**Task to carry out:** Quote verbatim the span of lines that begins the listing below and closes with the line containing "errs = [errors_45, errors_90]".

**Collected data:**

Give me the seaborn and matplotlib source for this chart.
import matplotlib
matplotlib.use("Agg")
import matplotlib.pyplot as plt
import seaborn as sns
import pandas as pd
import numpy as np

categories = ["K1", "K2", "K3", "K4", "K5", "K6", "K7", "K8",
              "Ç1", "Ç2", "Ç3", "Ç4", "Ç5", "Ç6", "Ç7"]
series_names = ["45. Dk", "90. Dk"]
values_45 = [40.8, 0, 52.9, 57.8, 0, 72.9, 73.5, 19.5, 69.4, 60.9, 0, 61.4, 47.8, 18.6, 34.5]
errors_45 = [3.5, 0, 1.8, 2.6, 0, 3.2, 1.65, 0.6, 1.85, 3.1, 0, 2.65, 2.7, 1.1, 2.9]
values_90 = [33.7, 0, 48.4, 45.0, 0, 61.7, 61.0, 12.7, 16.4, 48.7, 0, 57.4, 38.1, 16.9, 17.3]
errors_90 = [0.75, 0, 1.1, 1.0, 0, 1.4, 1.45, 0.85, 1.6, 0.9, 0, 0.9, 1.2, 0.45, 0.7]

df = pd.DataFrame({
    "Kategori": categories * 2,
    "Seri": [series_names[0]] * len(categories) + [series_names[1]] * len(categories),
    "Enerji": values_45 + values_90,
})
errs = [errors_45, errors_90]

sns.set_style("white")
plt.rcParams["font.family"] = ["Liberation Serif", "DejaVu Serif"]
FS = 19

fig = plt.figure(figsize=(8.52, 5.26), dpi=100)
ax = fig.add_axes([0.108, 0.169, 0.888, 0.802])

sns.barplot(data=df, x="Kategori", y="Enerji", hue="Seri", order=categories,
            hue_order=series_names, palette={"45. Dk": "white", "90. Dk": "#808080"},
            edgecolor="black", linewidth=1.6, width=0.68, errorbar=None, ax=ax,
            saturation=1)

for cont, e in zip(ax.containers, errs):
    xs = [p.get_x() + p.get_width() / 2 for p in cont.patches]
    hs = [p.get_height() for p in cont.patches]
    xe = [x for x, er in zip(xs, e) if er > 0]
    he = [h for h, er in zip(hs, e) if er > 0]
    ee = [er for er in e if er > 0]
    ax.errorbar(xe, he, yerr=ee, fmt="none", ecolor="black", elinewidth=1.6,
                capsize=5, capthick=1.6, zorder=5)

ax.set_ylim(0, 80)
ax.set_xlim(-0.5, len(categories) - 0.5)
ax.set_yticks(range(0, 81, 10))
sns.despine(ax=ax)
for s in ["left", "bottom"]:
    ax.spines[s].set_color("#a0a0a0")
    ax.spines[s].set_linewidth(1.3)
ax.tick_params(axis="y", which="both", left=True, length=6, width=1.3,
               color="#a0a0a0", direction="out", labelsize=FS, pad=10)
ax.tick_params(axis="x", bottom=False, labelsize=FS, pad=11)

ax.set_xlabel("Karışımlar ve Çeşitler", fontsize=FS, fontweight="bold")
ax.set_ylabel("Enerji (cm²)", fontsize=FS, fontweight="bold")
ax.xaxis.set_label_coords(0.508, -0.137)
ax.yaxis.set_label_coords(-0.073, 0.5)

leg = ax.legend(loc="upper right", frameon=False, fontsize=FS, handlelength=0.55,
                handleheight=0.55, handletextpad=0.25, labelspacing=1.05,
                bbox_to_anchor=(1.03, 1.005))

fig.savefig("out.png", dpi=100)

**Answer in full:**
Give me the seaborn and matplotlib source for this chart.
import matplotlib
matplotlib.use("Agg")
import matplotlib.pyplot as plt
import seaborn as sns
import pandas as pd
import numpy as np

categories = ["K1", "K2", "K3", "K4", "K5", "K6", "K7", "K8",
              "Ç1", "Ç2", "Ç3", "Ç4", "Ç5", "Ç6", "Ç7"]
series_names = ["45. Dk", "90. Dk"]
values_45 = [40.8, 0, 52.9, 57.8, 0, 72.9, 73.5, 19.5, 69.4, 60.9, 0, 61.4, 47.8, 18.6, 34.5]
errors_45 = [3.5, 0, 1.8, 2.6, 0, 3.2, 1.65, 0.6, 1.85, 3.1, 0, 2.65, 2.7, 1.1, 2.9]
values_90 = [33.7, 0, 48.4, 45.0, 0, 61.7, 61.0, 12.7, 16.4, 48.7, 0, 57.4, 38.1, 16.9, 17.3]
errors_90 = [0.75, 0, 1.1, 1.0, 0, 1.4, 1.45, 0.85, 1.6, 0.9, 0, 0.9, 1.2, 0.45, 0.7]

df = pd.DataFrame({
    "Kategori": categories * 2,
    "Seri": [series_names[0]] * len(categories) + [series_names[1]] * len(categories),
    "Enerji": values_45 + values_90,
})
errs = [errors_45, errors_90]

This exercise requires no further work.